_Given exercise_
From the very first line of the data to the line containing "plt.rcParams['font.family'] = ['Lato', 'DejaVu", retype everything exactly, leaving the pictures behind.
▬▬▬▬▬▬▬▬▬▬
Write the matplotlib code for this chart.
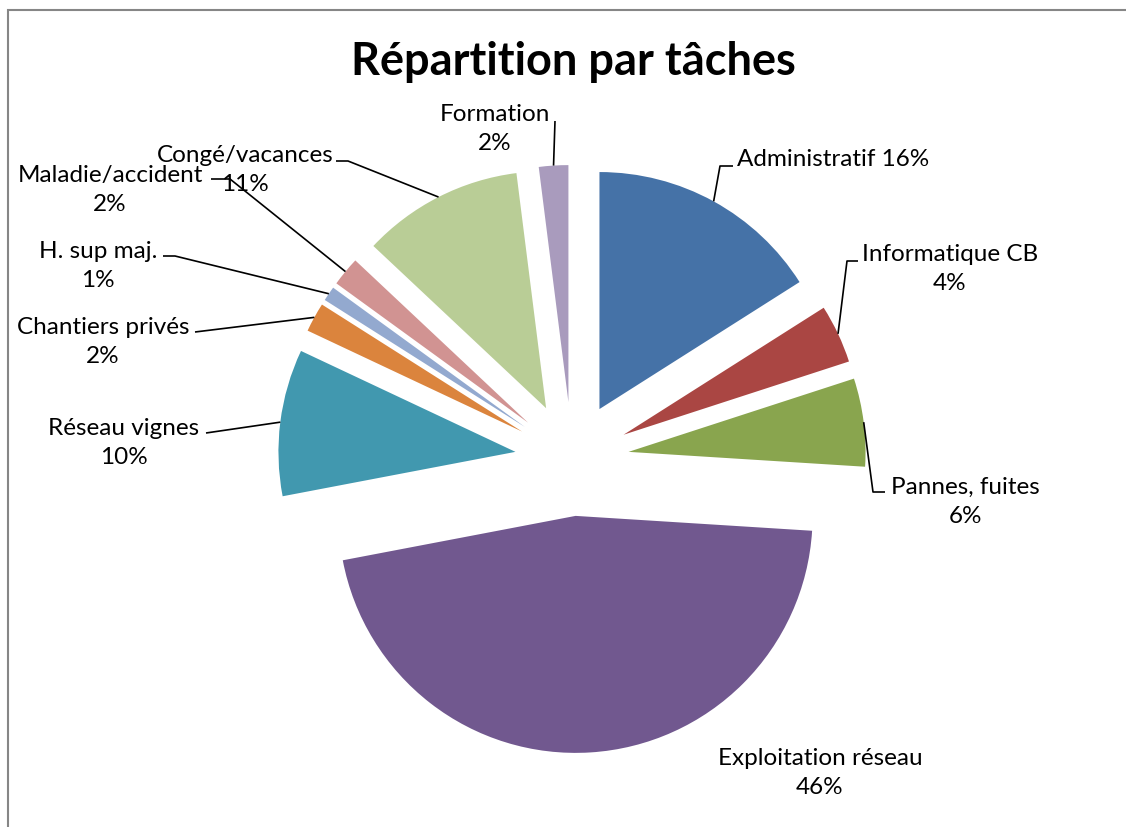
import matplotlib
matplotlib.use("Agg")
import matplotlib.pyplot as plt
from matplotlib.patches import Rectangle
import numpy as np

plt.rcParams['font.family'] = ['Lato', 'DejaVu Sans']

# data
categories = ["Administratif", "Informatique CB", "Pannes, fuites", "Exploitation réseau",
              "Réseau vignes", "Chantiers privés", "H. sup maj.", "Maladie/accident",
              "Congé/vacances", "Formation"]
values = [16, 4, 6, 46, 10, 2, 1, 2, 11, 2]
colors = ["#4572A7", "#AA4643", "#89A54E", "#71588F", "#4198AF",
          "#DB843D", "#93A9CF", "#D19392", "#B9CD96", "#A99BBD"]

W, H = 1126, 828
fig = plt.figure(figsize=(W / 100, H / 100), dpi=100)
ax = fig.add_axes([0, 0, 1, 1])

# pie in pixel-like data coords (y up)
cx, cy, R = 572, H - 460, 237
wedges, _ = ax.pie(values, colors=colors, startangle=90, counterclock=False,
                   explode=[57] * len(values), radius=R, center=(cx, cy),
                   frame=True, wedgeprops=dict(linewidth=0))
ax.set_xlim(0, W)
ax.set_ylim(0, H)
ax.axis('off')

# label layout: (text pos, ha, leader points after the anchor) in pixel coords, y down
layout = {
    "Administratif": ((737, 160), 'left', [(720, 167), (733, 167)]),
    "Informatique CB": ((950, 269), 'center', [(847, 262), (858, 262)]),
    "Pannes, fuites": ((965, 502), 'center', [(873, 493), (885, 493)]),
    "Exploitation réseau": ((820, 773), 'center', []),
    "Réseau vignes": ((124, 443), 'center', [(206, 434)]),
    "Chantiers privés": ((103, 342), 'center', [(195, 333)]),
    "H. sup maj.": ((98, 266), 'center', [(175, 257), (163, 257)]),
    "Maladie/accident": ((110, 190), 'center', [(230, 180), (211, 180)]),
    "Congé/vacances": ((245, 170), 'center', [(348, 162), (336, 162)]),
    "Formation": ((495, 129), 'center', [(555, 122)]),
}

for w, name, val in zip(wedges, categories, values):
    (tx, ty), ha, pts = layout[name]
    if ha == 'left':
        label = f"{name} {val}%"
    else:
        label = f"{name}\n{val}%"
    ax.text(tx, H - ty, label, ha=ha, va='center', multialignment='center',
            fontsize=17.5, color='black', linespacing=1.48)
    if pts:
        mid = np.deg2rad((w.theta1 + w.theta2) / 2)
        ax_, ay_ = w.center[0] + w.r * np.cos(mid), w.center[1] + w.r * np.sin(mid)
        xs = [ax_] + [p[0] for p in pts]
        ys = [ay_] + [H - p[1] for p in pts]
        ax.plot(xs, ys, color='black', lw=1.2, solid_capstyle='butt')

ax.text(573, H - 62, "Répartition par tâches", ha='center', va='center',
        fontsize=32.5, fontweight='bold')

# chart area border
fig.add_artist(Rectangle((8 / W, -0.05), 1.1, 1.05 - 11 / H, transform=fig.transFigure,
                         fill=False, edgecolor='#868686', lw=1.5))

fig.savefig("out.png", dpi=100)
▬▬▬▬▬▬▬▬▬▬
_Result for this exercise_
Write the matplotlib code for this chart.
import matplotlib
matplotlib.use("Agg")
import matplotlib.pyplot as plt
from matplotlib.patches import Rectangle
import numpy as np

plt.rcParams['font.family'] = ['Lato', 'DejaVu Sans']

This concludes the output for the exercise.